Retrospectively, § 1722-A(e)(3) applies only to those charter schools, cyber charter
schools, and associated nonprofit foundations that filed a tax assessment appeal. Id., §
17-1722-A(e)(3). Because only entities that directly own property can file an appeal from
a tax assessment, only the first class of entities included in § 1722-A(e)(1) may obtain
retrospective tax relief under § 1722-A(e)(3); entities that lease property are ineligible.
Id. Similarly, entities that directly own property but failed to file an appeal from a tax
assessment are ineligible for retrospective tax relief. Id.
By treating identically situated taxpayers differently for taxation purposes and
excluding from the retrospective exemption entities that failed to or could not file an
assessment appeal, § 1722-A results in classifications that are unreasonable and not
rationally related to any legitimate state purpose. See Clifton, at 1211 (citation omitted).

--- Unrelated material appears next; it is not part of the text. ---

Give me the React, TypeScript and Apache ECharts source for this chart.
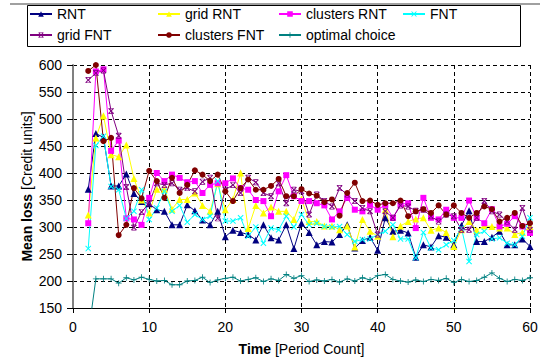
import React, { useEffect, useRef } from "react";
import * as echarts from "echarts";

const periods = [2, 3, 4, 5, 6, 7, 8, 9, 10, 11, 12, 13, 14, 15, 16, 17, 18, 19, 20, 21, 22, 23, 24, 25, 26, 27, 28, 29, 30, 31, 32, 33, 34, 35, 36, 37, 38, 39, 40, 41, 42, 43, 44, 45, 46, 47, 48, 49, 50, 51, 52, 53, 54, 55, 56, 57, 58, 59, 60];

const rnt = [370, 473, 466, 376, 376, 398, 362, 347, 343, 332, 329, 304, 304, 341, 330, 313, 304, 329, 282, 294, 290, 286, 276, 304, 280, 276, 304, 260, 307, 290, 267, 273, 272, 286, 304, 261, 275, 281, 257, 317, 292, 294, 289, 244, 267, 263, 284, 281, 267, 303, 330, 273, 273, 281, 292, 267, 267, 278, 264];
const gridRnt = [322, 465, 506, 434, 430, 452, 390, 350, 326, 370, 370, 333, 351, 351, 363, 340, 329, 380, 332, 351, 400, 297, 340, 326, 337, 329, 329, 314, 352, 310, 310, 302, 302, 295, 302, 263, 314, 292, 283, 332, 282, 302, 310, 315, 317, 294, 298, 290, 264, 295, 310, 294, 302, 301, 298, 298, 286, 290, 301];
const clustersRnt = [307, 588, 592, 441, 460, 316, 314, 304, 354, 400, 385, 397, 391, 383, 385, 363, 378, 381, 381, 390, 372, 369, 350, 348, 320, 366, 396, 357, 348, 348, 344, 340, 314, 329, 354, 332, 329, 341, 332, 341, 317, 342, 344, 298, 354, 317, 314, 332, 317, 317, 349, 317, 307, 333, 301, 306, 320, 301, 289];
const fnt = [260, 451, 468, 375, 369, 316, 329, 369, 314, 335, 366, 329, 340, 309, 323, 314, 320, 385, 311, 311, 317, 283, 300, 270, 298, 295, 320, 300, 323, 304, 307, 301, 300, 301, 286, 273, 277, 278, 286, 292, 304, 278, 278, 243, 290, 261, 258, 267, 275, 298, 236, 286, 292, 278, 280, 270, 267, 283, 317];
const gridFnt = [572, 585, 590, 515, 469, 374, 299, 328, 344, 381, 378, 381, 369, 372, 366, 384, 391, 316, 369, 378, 363, 391, 383, 363, 357, 381, 344, 369, 366, 323, 360, 348, 338, 372, 360, 348, 335, 329, 286, 329, 317, 340, 338, 330, 332, 320, 310, 323, 320, 295, 295, 317, 348, 329, 323, 310, 295, 335, 295];
const clustersFnt = [589, 600, 459, 465, 285, 304, 372, 353, 404, 385, 354, 391, 363, 378, 405, 397, 385, 397, 366, 348, 372, 388, 369, 369, 376, 389, 357, 357, 370, 362, 358, 346, 351, 321, 363, 382, 348, 349, 341, 344, 344, 349, 320, 329, 333, 326, 340, 323, 340, 326, 317, 326, 338, 333, 310, 317, 326, 302, 307];
const optimal = [100, 204, 204, 204, 196, 206, 202, 207, 203, 200, 201, 193, 193, 200, 201, 207, 197, 202, 205, 207, 200, 203, 206, 199, 204, 201, 212, 205, 210, 199, 202, 200, 203, 198, 204, 200, 206, 202, 210, 212, 203, 200, 198, 202, 199, 203, 201, 205, 197, 203, 199, 201, 207, 215, 205, 199, 203, 201, 206];

const xTicks = { min: 0, max: 60, interval: 10 };
const yTicks = { min: 150, max: 600, interval: 50 };

const FONT = "'Liberation Sans', Arial, sans-serif";
const X_SYM = "path://M0,1.2L1.2,0L5,3.8L8.8,0L10,1.2L6.2,5L10,8.8L8.8,10L5,6.2L1.2,10L0,8.8L3.8,5Z";
const STAR_SYM = "path://M0,1.2L1.2,0L5,3.8L8.8,0L10,1.2L6.2,5L10,8.8L8.8,10L5,6.2L1.2,10L0,8.8L3.8,5Z M1,0H9V1.2H1Z M1,8.8H9V10H1Z";
const PLUS_SYM = "path://M4.3,0H5.7V4.3H10V5.7H5.7V10H4.3V5.7H0V4.3H4.3Z";

const seriesDefs = [
  { name: "RNT", data: rnt, color: "#000080", symbol: "triangle", size: 7 },
  { name: "grid RNT", data: gridRnt, color: "#FFFF00", symbol: "triangle", size: 7 },
  { name: "clusters RNT", data: clustersRnt, color: "#FF00FF", symbol: "rect", size: 6 },
  { name: "FNT", data: fnt, color: "#00FFFF", symbol: X_SYM, size: 6 },
  { name: "grid FNT", data: gridFnt, color: "#800080", symbol: STAR_SYM, size: 6 },
  { name: "clusters FNT", data: clustersFnt, color: "#800000", symbol: "circle", size: 6 },
  { name: "optimal choice", data: optimal, color: "#008080", symbol: PLUS_SYM, size: 6 },
];

const legendPos = [
  { left: 29, top: 7 },
  { left: 157, top: 7 },
  { left: 278, top: 7 },
  { left: 402, top: 7 },
  { left: 29, top: 28 },
  { left: 157, top: 28 },
  { left: 278, top: 28 },
];

export default function App() {
  const ref = useRef<HTMLDivElement>(null);
  useEffect(() => {
    if (!ref.current) return;
    const chart = echarts.init(ref.current, undefined, { renderer: "svg" });
    const option: any = {
      animation: false,
      backgroundColor: "#ffffff",
      textStyle: { fontFamily: FONT },
      grid: { left: 73, right: 13, top: 65, bottom: 56, containLabel: false },
      legend: seriesDefs.map((s, i) => ({
        data: [s.name],
        left: legendPos[i].left,
        top: legendPos[i].top,
        padding: 0,
        itemGap: 0,
        itemWidth: 22,
        itemHeight: 7,
        selectedMode: false,
        textStyle: { fontFamily: FONT, fontSize: 14, color: "#000", padding: [0, 0, 0, 0] },
      })),
      graphic: [
        { type: "line", shape: { x1: 10, y1: 4, x2: 540, y2: 4 }, style: { stroke: "#808080", lineWidth: 1.5 }, silent: true },
        { type: "rect", shape: { x: 27.5, y: 5.5, width: 493, height: 41 }, style: { fill: "none", stroke: "#000", lineWidth: 1 }, silent: true },
      ],
      xAxis: {
        type: "value",
        ...xTicks,
        name: "{b|Time} [Period Count]",
        nameLocation: "middle",
        nameGap: 34,
        nameMoveOverlap: false,
        nameTextStyle: { fontFamily: FONT, fontSize: 14, color: "#000", rich: { b: { fontFamily: FONT, fontSize: 14, fontWeight: "bold", color: "#000" } } },
        axisLine: { show: true, lineStyle: { color: "#000", width: 1 } },
        axisTick: { show: true, length: 5, lineStyle: { color: "#000" } },
        axisLabel: { fontFamily: FONT, fontSize: 14, color: "#000", margin: 12 },
        splitLine: { show: true, lineStyle: { color: "#000", type: [4, 3], width: 1 } },
      },
      yAxis: {
        type: "value",
        ...yTicks,
        name: "{b|Mean loss} [Credit units]",
        nameLocation: "middle",
        nameRotate: 90,
        nameGap: 39,
        nameMoveOverlap: false,
        nameTextStyle: { fontFamily: FONT, fontSize: 14, color: "#000", rich: { b: { fontFamily: FONT, fontSize: 14, fontWeight: "bold", color: "#000" } } },
        axisLine: { show: true, lineStyle: { color: "#808080", width: 2 } },
        axisTick: { show: true, length: 6, lineStyle: { color: "#000" } },
        axisLabel: { fontFamily: FONT, fontSize: 14, color: "#000", margin: 11 },
        splitLine: { show: true, lineStyle: { color: "#000", type: [4, 3], width: 1 } },
      },
      series: seriesDefs.map((s) => ({
        name: s.name,
        type: "line",
        data: periods.map((p, i) => [p, s.data[i]]),
        symbol: s.symbol,
        symbolSize: s.size,
        showSymbol: true,
        clip: true,
        lineStyle: { color: s.color, width: 1 },
        itemStyle: { color: s.color, borderWidth: 0 },
        emphasis: { disabled: true },
      })),
    };
    chart.setOption(option);
    return () => chart.dispose();
  }, []);
  return <div ref={ref} style={{ width: 543, height: 364, position: "absolute", left: 0, top: 0 }} />;
}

The provisions of § 1722-A impose unequal tax burdens and therefore violate the
Uniformity Clause. See, e.g., id., at 1228-29 (holding inequitable assessments amongst
similarly situated taxpayers violated Uniformity Clause); City of Harrisburg v. School
District of the City of Harrisburg, 710 A.2d 49, 53-54 (Pa. 1998) (holding unequal tax
treatment of lessees of public and nonpublic property violated Uniformity Clause).
That said, I concur in affirming the Commonwealth Court because, as explained by
the majority, § 1722-A(e)(3) also violates the separation of powers doctrine and is
therefore unconstitutional.
Mr. Chief Justice Castille joins this concurring opinion.